I'm not sure about this point. As a matter of fact a lot of entities in the real world do not have a natural key, or if they have it, it could be subject to changes. How do you identify a user or an anonymous post on a forum?

Maybe for an user you could just use the email. Then, what if the user want to change their email? Or what if one day you want to allow users to sign-up with just their social login?

Surrogate keys are always a good level of indirection to keep a consistent identity, and especially useful as foreign key and hence also as a primary key. Of course with some exceptions (eg. intermediate tables, where the PK is spanning across multiple columns)

But I'm curious to know also other scenarios since my view is skewed by the business domain I work in.

link

gregjor 1328 days ago

Primary key seems like a synonym for surrogate key for a few reasons. I think ORMs almost always assume surrogate key-based schemas, for example. It seems that database design has defaulted to surrogate keys over time. My complaints about the article came from my interpretation of primary key equals a surrogate key, I apologize for reading more into it than intended.

Primary keys must satisfy a couple of constraints: uniqueness and not NULL. A primary key can change, and all modern RDBMSs can cascade primary key changes to foreign keys. But using a natural key like an email address does open up the possibility of duplicates, whereas surrogate keys never have that problem. With a schema that uses (say) email as a primary key you have decide between preventing adding a new user because of a duplicate key, or allowing the duplicate email address in the database and dealing with it some other way.

I try to use natural keys but as you point out that can get impractical and seem quixotic when surrogate keys solve real-world problems. I don't default to surrogate keys (and I don't use ORMs) but I often fall back on surrogate keys. And I've had to refactor databases away from natural keys to surrogate keys because the original key caused more problems than it solved.

As for making primary keys publicly visible, that comes up in web applications that include IDs in URLs. That information -- that I have user ID 2345 -- lets hackers try scanning the space of IDs to see what they get. UUIDs or some other non-sequential value prevents that to some degree, at the cost of dealing with long keys creating large indexes and more cache thrashing in the RDBMS. Which works best depends on the application and what other measures you can take to prevent hackers digging through your database with HTTP requests.

link

adileo 1327 days ago

Very interesting insight, as you say, probably ORMs instilled this way of thinking, while the primary key is not just constrained to that function I perfectly agree with that.

* at the cost of dealing with long keys creating large indexes and more cache thrashing in the RDBMS. *

This is actually one of the point I'm currently dealing with. Especially finding the right trade-off to manage records in the order of hundred millions/billions, the right decision could save GB of space both on disk and RAM and seconds in computation during each JOIN operation for example.

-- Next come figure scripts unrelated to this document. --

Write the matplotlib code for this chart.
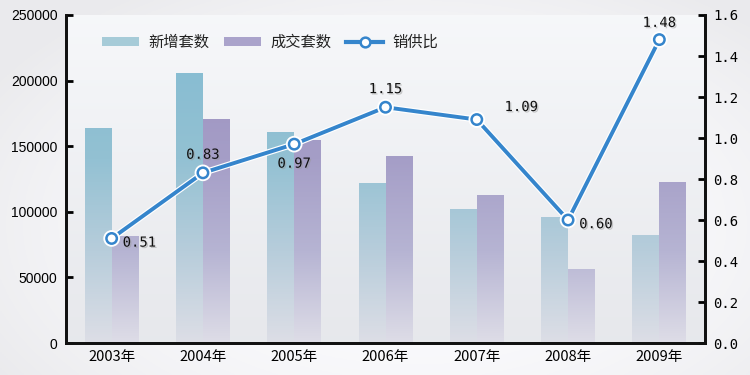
import numpy as np
import matplotlib
matplotlib.use("Agg")
import matplotlib.pyplot as plt
from matplotlib.patches import Patch
from matplotlib.lines import Line2D
from matplotlib.colors import LinearSegmentedColormap
import matplotlib.patheffects as pe

plt.rcParams['font.family'] = ['Noto Sans CJK SC', 'DejaVu Sans']

years = ['2003年', '2004年', '2005年', '2006年', '2007年', '2008年', '2009年']
new_units = [163500, 206000, 160500, 122000, 102000, 96000, 82000]
deal_units = [81500, 170500, 154500, 142500, 112500, 56500, 122500]
ratio = [0.51, 0.83, 0.97, 1.15, 1.09, 0.60, 1.48]
ratio_labels = ['0.51', '0.83', '0.97', '1.15', '1.09', '0.60', '1.48']
left_ticks = [0, 50000, 100000, 150000, 200000, 250000]
right_ticks = [0.0, 0.2, 0.4, 0.6, 0.8, 1.0, 1.2, 1.4, 1.6]
legend_names = ['新增套数', '成交套数', '销供比']

fig = plt.figure(figsize=(7.5, 3.75), dpi=100)

# figure background gradient
bg = fig.add_axes([0, 0, 1, 1], zorder=-10)
yy, xx = np.mgrid[0:1:200j, 0:1:400j]
val = 0.92 + 0.07 * (1 - np.clip(((xx - 0.55) / 0.65) ** 2 + ((yy - 0.6) / 0.75) ** 2, 0, 1))
bg.imshow(np.dstack([val, val, val + 0.01]).clip(0, 1), extent=[0, 1, 0, 1], aspect='auto')
bg.axis('off')

ax = fig.add_axes([0.088, 0.0853, 0.852, 0.8747])
ax.set_facecolor('#eeeff3')

# axes background gradient (lighter toward top)
g = np.linspace(0, 1, 100).reshape(-1, 1)
bgc = np.dstack([0.905 + 0.06 * g, 0.91 + 0.06 * g, 0.925 + 0.055 * g]) * np.ones((1, 50, 1))
ax.imshow(bgc, extent=[-0.5, len(years) - 0.5, 0, 250000], aspect='auto', origin='lower', zorder=0)

cm_new = LinearSegmentedColormap.from_list('n', ['#dddee6', '#b7cddb', '#93c1d3', '#88bdd2'])
cm_deal = LinearSegmentedColormap.from_list('d', ['#dedde7', '#b6b4d3', '#a59ec7', '#9f94c2'])
grad = np.linspace(0, 1, 256).reshape(-1, 1)

w = 0.295
x = np.arange(len(years))
for vals, off, cm in [(new_units, -w / 2, cm_new), (deal_units, w / 2, cm_deal)]:
    bars = ax.bar(x + off, vals, width=w, color='none', edgecolor='none', zorder=2)
    for b in bars:
        x0 = b.get_x()
        im = ax.imshow(grad, cmap=cm, extent=[x0, x0 + w, 0, 210000], origin='lower',
                       aspect='auto', zorder=2)
        im.set_clip_path(b)
ax.set_xlim(-0.5, len(years) - 0.5)
ax.set_ylim(0, 250000)

ax2 = ax.twinx()
ax2.set_ylim(0, 1.6)
line_color = '#3585cc'
ax2.plot(x, ratio, color=line_color, lw=2.8, marker='o', ms=7.5, mfc='white', mec=line_color,
         mew=1.8, zorder=5,
         path_effects=[pe.Stroke(linewidth=4.5, foreground='white'), pe.Normal()])

offsets = [(20, -3, 'center', 'center'), (0, 8, 'center', 'bottom'), (0, -9, 'center', 'top'),
           (0, 8, 'center', 'bottom'), (20, 9, 'left', 'center'), (8, -3, 'left', 'center'),
           (0, 7, 'center', 'bottom')]
for xi, yi, lab, (dx, dy, ha, va) in zip(x, ratio, ratio_labels, offsets):
    ax2.annotate(lab, (xi, yi), xytext=(dx, dy), textcoords='offset points', ha=ha, va=va,
                 fontsize=10, family='DejaVu Sans Mono', color='#111111', zorder=6,
                 path_effects=[pe.withSimplePatchShadow(offset=(1, -1), shadow_rgbFace='#999999', alpha=0.5)])

for a in (ax, ax2):
    a.spines['top'].set_visible(False)
    for s in ('left', 'right', 'bottom'):
        a.spines[s].set_linewidth(2)
        a.spines[s].set_color('#111111')

ax.set_xticks(x)
ax.set_xticklabels(years, fontsize=10.5)
ax.tick_params(axis='x', length=0, pad=5)
ax.set_yticks(left_ticks)
ax.set_yticklabels([str(v) for v in left_ticks], fontsize=10, family='Liberation Sans')
ax.tick_params(axis='y', direction='in', length=5, width=2, pad=6)
ax2.set_yticks(right_ticks)
ax2.set_yticklabels(['%.1f' % v for v in right_ticks], fontsize=10, family='DejaVu Sans Mono')
ax2.tick_params(axis='y', direction='in', length=5, width=2, pad=6)

handles = [Patch(facecolor='#a6cbd8', edgecolor='none'),
           Patch(facecolor='#aaa3cb', edgecolor='none'),
           Line2D([], [], color=line_color, lw=3, marker='o', ms=7, mfc='white', mec=line_color, mew=1.8)]
leg = ax.legend(handles, legend_names, ncol=3, loc='upper left', bbox_to_anchor=(0.035, 0.985),
                frameon=False, fontsize=11, handlelength=2.4, handleheight=0.55,
                columnspacing=1.0, handletextpad=0.6)
for t in leg.get_texts():
    t.set_color('#222222')

fig.savefig('out.png', dpi=100)
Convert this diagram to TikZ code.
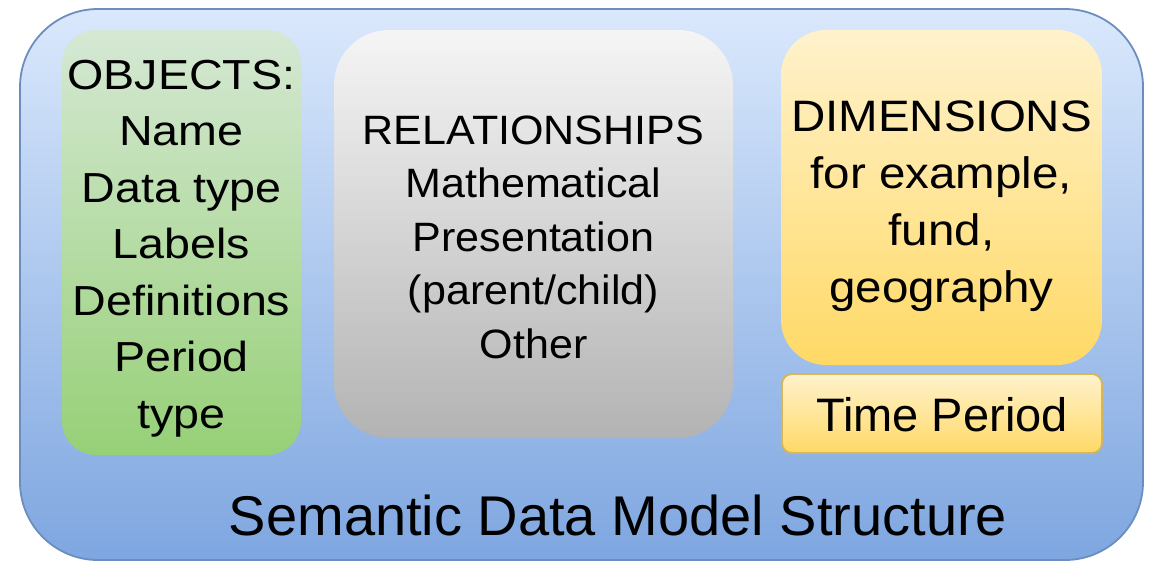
\documentclass[tikz,border=0pt]{standalone}
\usepackage{fontspec}
\setmainfont{Liberation Sans}
\definecolor{outerTop}{HTML}{DAE8FC}
\definecolor{outerBot}{HTML}{7EA6E0}
\definecolor{outerLine}{HTML}{6C8EBF}
\definecolor{greenTop}{HTML}{D5E8D4}
\definecolor{greenBot}{HTML}{97D077}
\definecolor{greyTop}{HTML}{F5F5F5}
\definecolor{greyBot}{HTML}{B3B3B3}
\definecolor{yellowTop}{HTML}{FFF2CC}
\definecolor{yellowBot}{HTML}{FFD966}
\definecolor{yellowLine}{HTML}{D6B656}
\tikzset{
  panel/.style={rectangle, inner sep=0pt, align=center, text=black},
  txt/.style 2 args={font=\fontsize{#1}{#2}\selectfont},
}
\begin{document}
\begin{tikzpicture}[x=1pt, y=-1pt]
\useasboundingbox (0,0) rectangle (1149,565);

% enclosing model box
\node[panel, minimum width=1123pt, minimum height=551pt,
      rounded corners=78pt, top color=outerTop, bottom color=outerBot,
      draw=outerLine, line width=1.8pt] (model) at (581.5,284.5) {};

% objects
\node[panel, minimum width=239pt, minimum height=425pt, rounded corners=34pt,
      top color=greenTop, bottom color=greenBot] (objbox) at (181.5,242.5) {};
\node[panel, txt={42}{56.5}, xscale=1.11] (objects) at ([yshift=-6pt]objbox.center)
  {OBJECTS:\\Name\\Data type\\Labels\\Definitions\\Period\\type};

% relationships
\node[panel, minimum width=399pt, minimum height=408pt, rounded corners=55pt,
      top color=greyTop, bottom color=greyBot] (relbox) at (533.5,234) {};
\node[panel, txt={41}{53.5}, xscale=1.05] (relationships) at ([yshift=-3pt]relbox.center)
  {RELATIONSHIPS\\Mathematical\\Presentation\\(parent/child)\\Other};

% dimensions
\node[panel, minimum width=321pt, minimum height=335pt, rounded corners=45pt,
      top color=yellowTop, bottom color=yellowBot] (dimbox) at (941.5,197.5) {};
\node[panel, txt={44}{57}, xscale=1.08] (dimensions) at ([yshift=-9pt]dimbox.center)
  {DIMENSIONS\\for example,\\fund,\\geography};

% time period
\node[panel, minimum width=320pt, minimum height=79pt, rounded corners=10pt,
      top color=yellowTop, bottom color=yellowBot, draw=yellowLine,
      line width=1.8pt] (timebox) at (942,413.5) {};
\node[panel, txt={47}{56}] (time) at ([yshift=-1pt]timebox.center) {Time Period};

% caption of the model
\node[panel, txt={56}{60}] (title) at (618,515) {Semantic Data Model Structure};
\end{tikzpicture}
\end{document}
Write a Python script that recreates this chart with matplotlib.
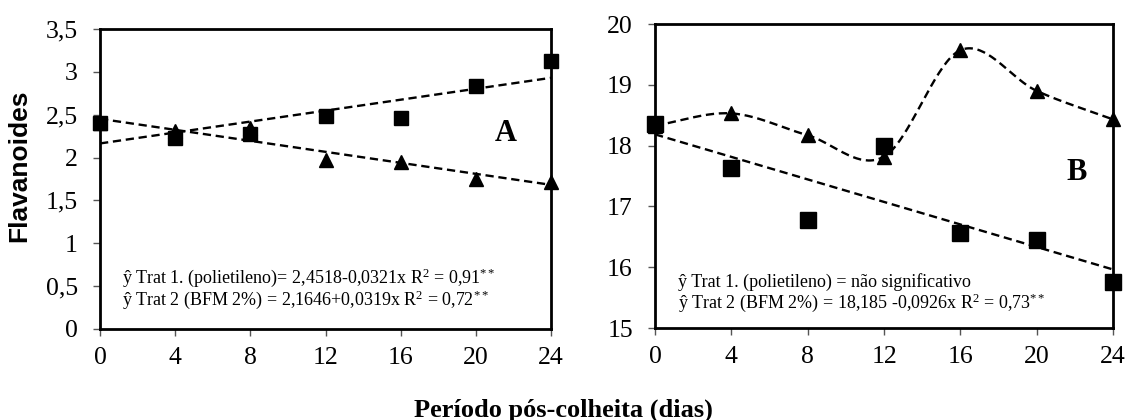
import numpy as np
import matplotlib.pyplot as plt
from matplotlib.ticker import FuncFormatter

SERIF = "Liberation Serif"
plt.rcParams["mathtext.fontset"] = "custom"
plt.rcParams["mathtext.rm"] = SERIF
plt.rcParams["mathtext.it"] = SERIF + ":italic"

dias = [0, 4, 8, 12, 16, 20, 24]

# painel A
a_trat1 = [2.40, 2.31, 2.35, 1.97, 1.95, 1.75, 1.71]   # polietileno (triangulos)
a_trat2 = [2.40, 2.23, 2.28, 2.49, 2.46, 2.84, 3.13]   # BFM 2% (quadrados)
a_fit1 = (2.4518, -0.0321)
a_fit2 = (2.1646, 0.0319)

# painel B
b_trat1 = [18.33, 18.53, 18.17, 17.82, 19.57, 18.90, 18.43]
b_trat2 = [18.35, 17.63, 16.78, 18.00, 16.57, 16.45, 15.75]
b_fit2 = (18.185, -0.0926)


def catmull_rom(x, y, n=40):
    # curva suavizada tipo Excel entre os pontos
    x = np.asarray(x, float)
    y = np.asarray(y, float)
    px = np.concatenate([[2 * x[0] - x[1]], x, [2 * x[-1] - x[-2]]])
    py = np.concatenate([[2 * y[0] - y[1]], y, [2 * y[-1] - y[-2]]])
    xs, ys = [], []
    for i in range(1, len(px) - 2):
        t = np.linspace(0, 1, n)
        for p, out in ((px, xs), (py, ys)):
            p0, p1, p2, p3 = p[i - 1], p[i], p[i + 1], p[i + 2]
            out.append(0.5 * ((2 * p1) + (-p0 + p2) * t
                              + (2 * p0 - 5 * p1 + 4 * p2 - p3) * t ** 2
                              + (-p0 + 3 * p1 - 3 * p2 + p3) * t ** 3))
    return np.concatenate(xs), np.concatenate(ys)


def comma(v, pos):
    return f"{v:g}".replace(".", ",")


def style(ax, ylim, yticks):
    ax.set_xlim(0, 24)
    ax.set_ylim(*ylim)
    ax.set_xticks(dias)
    ax.set_yticks(yticks)
    ax.yaxis.set_major_formatter(FuncFormatter(comma))
    ax.tick_params(direction="out", length=5, width=1.0, color="#555555",
                   labelsize=18.5, top=False, right=False)
    ax.tick_params(axis="x", pad=8)
    ax.tick_params(axis="y", pad=11)
    for lab in ax.get_xticklabels() + ax.get_yticklabels():
        lab.set_fontfamily(SERIF)
    for sp in ax.spines.values():
        sp.set_linewidth(2.0)


fig = plt.figure(figsize=(11.29, 4.2), dpi=100)
axA = fig.add_axes([0.0886, 0.2167, 0.3995, 0.7143])
axB = fig.add_axes([0.5802, 0.219, 0.4057, 0.7238])

xx = np.linspace(0, 24, 100)
ln = dict(color="black", linestyle="--", lw=1.7, dashes=(3.5, 2))
mk = dict(color="black", linestyle="none", clip_on=False, zorder=3)

# A
axA.plot(xx, a_fit1[0] + a_fit1[1] * xx, **ln)
axA.plot(xx, a_fit2[0] + a_fit2[1] * xx, **ln)
axA.plot(dias, a_trat1, marker="^", ms=10, **mk)
axA.plot(dias, a_trat2, marker="s", ms=10.5, **mk)
style(axA, (0, 3.5), np.arange(0, 3.51, 0.5))
axA.text(0.9, 0.65, "A", transform=axA.transAxes, fontsize=22,
         fontweight="bold", fontfamily=SERIF, ha="center", va="center")
axA.text(0.048, 0.17, "ŷ Trat 1. (polietileno)= 2,4518-0,0321x R$^2$ = 0,91$^{**}$",
         transform=axA.transAxes, fontsize=13, fontfamily=SERIF, va="center")
axA.text(0.048, 0.096, "ŷ Trat 2 (BFM 2%) = 2,1646+0,0319x R$^2$ = 0,72$^{**}$",
         transform=axA.transAxes, fontsize=13, fontfamily=SERIF, va="center")

# B
sx, sy = catmull_rom(dias, b_trat1)
axB.plot(sx, sy, **ln)
axB.plot(xx, b_fit2[0] + b_fit2[1] * xx, **ln)
axB.plot(dias, b_trat1, marker="^", ms=10.5, **mk)
axB.plot(dias, b_trat2, marker="s", ms=11, **mk)
style(axB, (15, 20), np.arange(15, 20.1, 1))
axB.text(0.92, 0.51, "B", transform=axB.transAxes, fontsize=22,
         fontweight="bold", fontfamily=SERIF, ha="center", va="center")
axB.text(0.05, 0.15, "ŷ Trat 1. (polietileno) = não significativo",
         transform=axB.transAxes, fontsize=13, fontfamily=SERIF, va="center")
axB.text(0.05, 0.083, "ŷ Trat 2 (BFM 2%) = 18,185 -0,0926x R$^2$ = 0,73$^{**}$",
         transform=axB.transAxes, fontsize=13, fontfamily=SERIF, va="center")

fig.text(19 / 1129, 0.605, "Flavanoides", rotation=90, ha="center", va="center",
         fontsize=19, fontweight="bold", fontfamily="Liberation Sans")
fig.text(563 / 1129, 0.024, "Período pós-colheita (dias)", ha="center", va="center",
         fontsize=19, fontweight="bold", fontfamily=SERIF)

fig.savefig("out.png", dpi=100)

That's why I drafted out a comparison table, sometimes I see people start using UUIDs right away just because they are offered as out of the box in some ORMs or just because it souds "cool", without knowing that there are better or simplier alternatives out there.

link

gregjor 1327 days ago

I've run into the same problems. You compiled good useful information, I will bookmark. If you had named it "Choosing the best surrogate key format" I wouldn't have complained at all!

I have a customer with a fairly large database (university students). URLs on the site often have primary keys in them. They use autoincrement integers for the primary keys. Most operations require the user to log in first, so the system can check access to rows based on user permissions, so even if someone tries to change the key in the URL they won't get anything. For the handful of public-facing URLs that have a key in them we set up tokens (UUIDs) that map through an intermediate table to the real key. That way we get the benefits of simple incrementing integer keys for authorized users and internal operations, and hide those keys when presented to the outside world. Very much what you describe. We could not identify good natural keys for the main tables. Some tables have natural keys, i.e. the country table uses ISO country codes. The ordering/pagination issue you mention in your article falls outside the realm of proper relational database design but comes up a lot in real applications.

link